René Clair et René Fallet partagent de nombreux points. D'abord, ils s'appellent René, précisons le. L'un est cinéaste, scénariste et réalisateur mais aussi écrivain. Tout comme René Fallet. Ce dernier a eu d'ailleurs de son vivant les honneurs d'une ribambelle de films adaptant ses œuvres, tels que Paris au mois d'août ou la Soupe aux choux. La grande ceinture, un autre de ses romans, est ici adapté par René Clair. Mais surtout, tous deux ont eu bien du mal à obtenir quelque postériorité. Grandes personnes de leur époque, elles ont été vite bousculées par la Nouvelle vague ou le Nouveau roman. Ringardisées.
Quand on prend l'exemple de ce film, il y a d'abord un contexte, celui du Paris des années 1950 et de sa ceinture comme on l'appelait, de sa banlieue urbaine mais sans les barres d'immeuble. Il y a l'épicerie, le bistrot, et tout un tas de personnes qui s'y retrouvent. Dont deux amis, Juju et l'Artiste. Juju est gentil mais un peu fainéant. Mélancolique et un peu porté sur la bouteille, il sait qu'il peut compter sur l'Artiste, qui n'a pas grand-chose, hormis sa guitare et sa grande générosité. Leur route croise celle de Barbier, brigand des grands chemins, pourchassé par la police, qu'ils vont cacher dans la cave de l'Artiste.
Dans cette France urbaine et pauvre, le film ne traite rien de moins que l'amitié. Et de ses contreparties. Chacun représente une facette négative de la figure de l'ami, entre la personne aveuglée par ce qu’il pense être de la camaraderie, celui qui en profite, et celui qui laisse faire. L’amitié a ses bons côtés sur lesquels on peut s’appuyer, mais elle ne peut pas tout supporter.
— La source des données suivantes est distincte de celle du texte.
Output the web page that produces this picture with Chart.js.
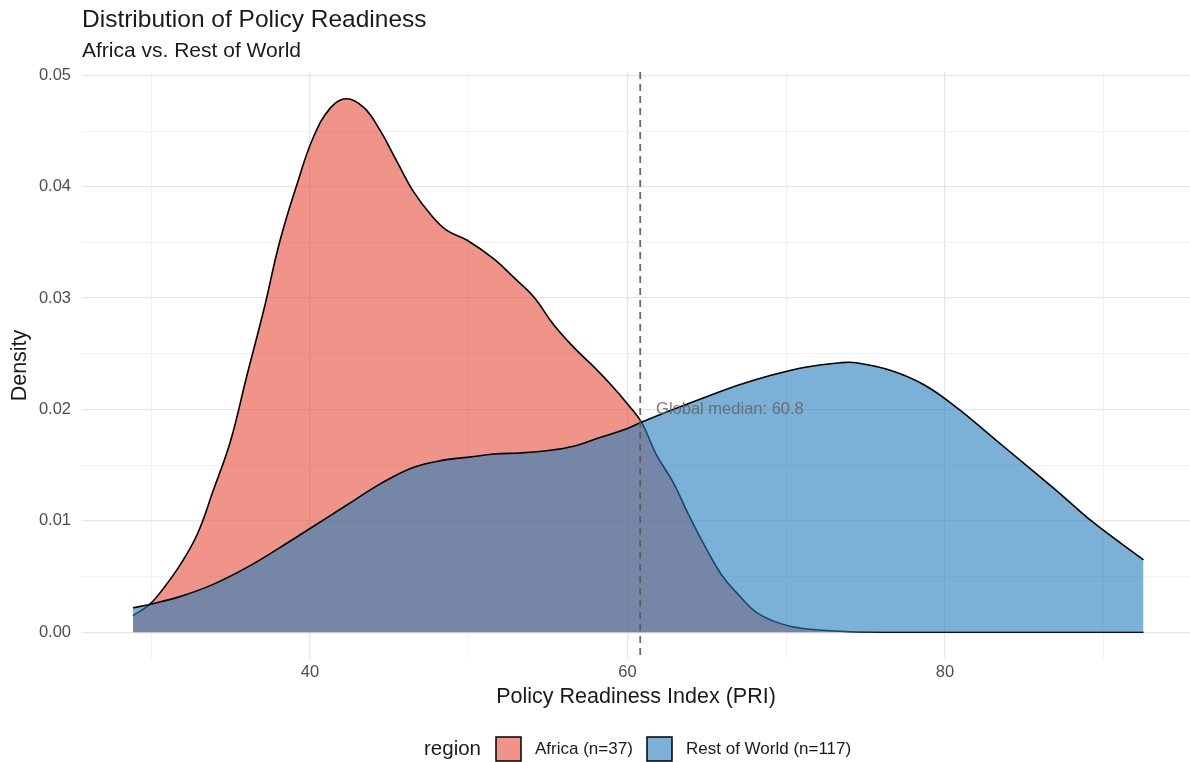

Si le film a plu en son temps, nominé pour l'Oscar du meilleur film en langue étrangère, il a tout de même bien vieilli. Le misérabilisme de son cadre déçoit. Il n'est jamais expliqué pourquoi Juju et l'Artiste en sont là, à ce stade de pauvreté, cela leur semble naturel. Juju se morfond, l'Artiste chante la peine, et tout laisse penser que s'ils en sont là, c'est de leur faute. Tout comme ils se laisseront berner par les folies de Barbier.
George Brasseur joue Juju, cette bonne pâte un peu molle. Henry Vidal est Barbier, gangster énergique mais sournois. Et, si vous ne deviez voir qu'un film où jouerait George Brassens, cela ne peut être que celui-là. Où il est demandé à Brassens de faire du Brassens, l'air triste et affligé, la guitare à la main. On peut lui reconnaître de n'avoir pas poussé l'expérience plus loin, tellement il ne donne pas l'impression d'être à sa place.
Il n'y a pas de film sur l'amitié au cinéma sans parler de ses fêlures. Mais ici, la morale servie est à l'image du film, à grande louche. Une bonne soupe sans raffinement, qui remplit son estomac, et rien de plus.